Would it be better to partition the JMPREL and PLT tables into
"regular" and "provisional" entries? That would take just a single new
DT_PROVISIONAL_JMPREL entry to tell the dynamic loader where the
JMPREL entries for the provisional PLT entries begin; it can ignore
everything past that point when auditing is turned off.

I suppose you may also want to partition the GLOB_DAT relocations, so
that the dynamic loader can easily figure out which ones to ignore
when auditing is enabled. That would take another dynamic table entry.

Now, why do we need both the regular GOT entry and the provisional
PLTGOT entry?

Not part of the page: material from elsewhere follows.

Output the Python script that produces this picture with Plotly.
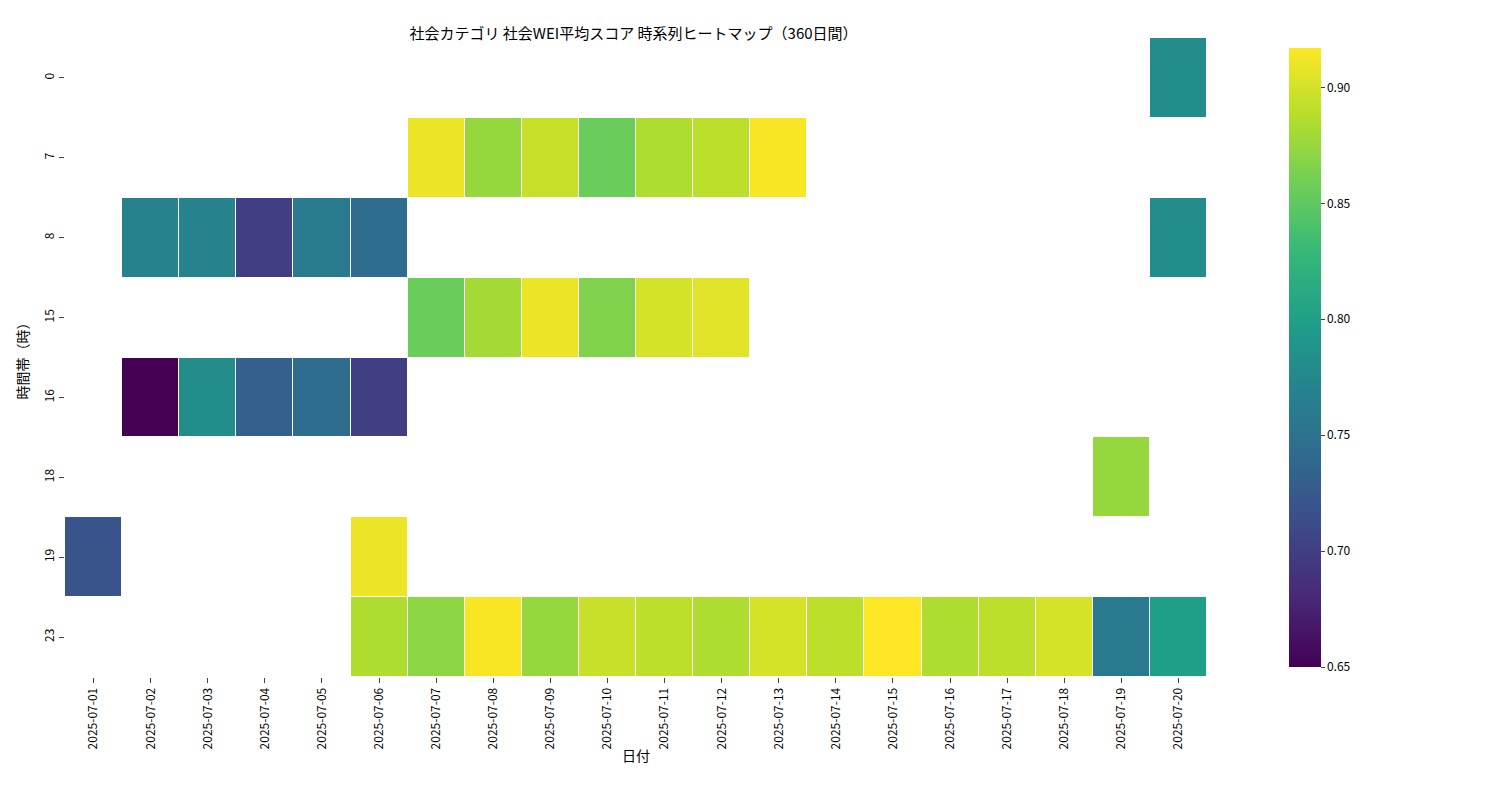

If the program is linked with -z relro and lazy binding,
you can put the GOT entries in the RELRO segment, and the PLTGOT
entries in writable data. That gives you the security when auditing is
turned off, and the ability to dynamically patch the PLTGOT when it's
turned on. In any other case, however, I see no reason to have both.
If you get rid of the GOT entry, and have the point of call jump
indirectly through the PLTGOT entry, which is initialized to point to
part (b) of the PLT entry, everything should work the same as without
-fno-plt. Essentially, all -fno-plt would do is inline part (a) of the
PLT entry.

-cary

* I'm using parts (a) and (b) to refer to the two parts of a PLT
entry: (a) an indirect jump via the PLTGOT entry, and (b) code that
jumps to the lazy binding routine, passing the JUMP_SLOT index.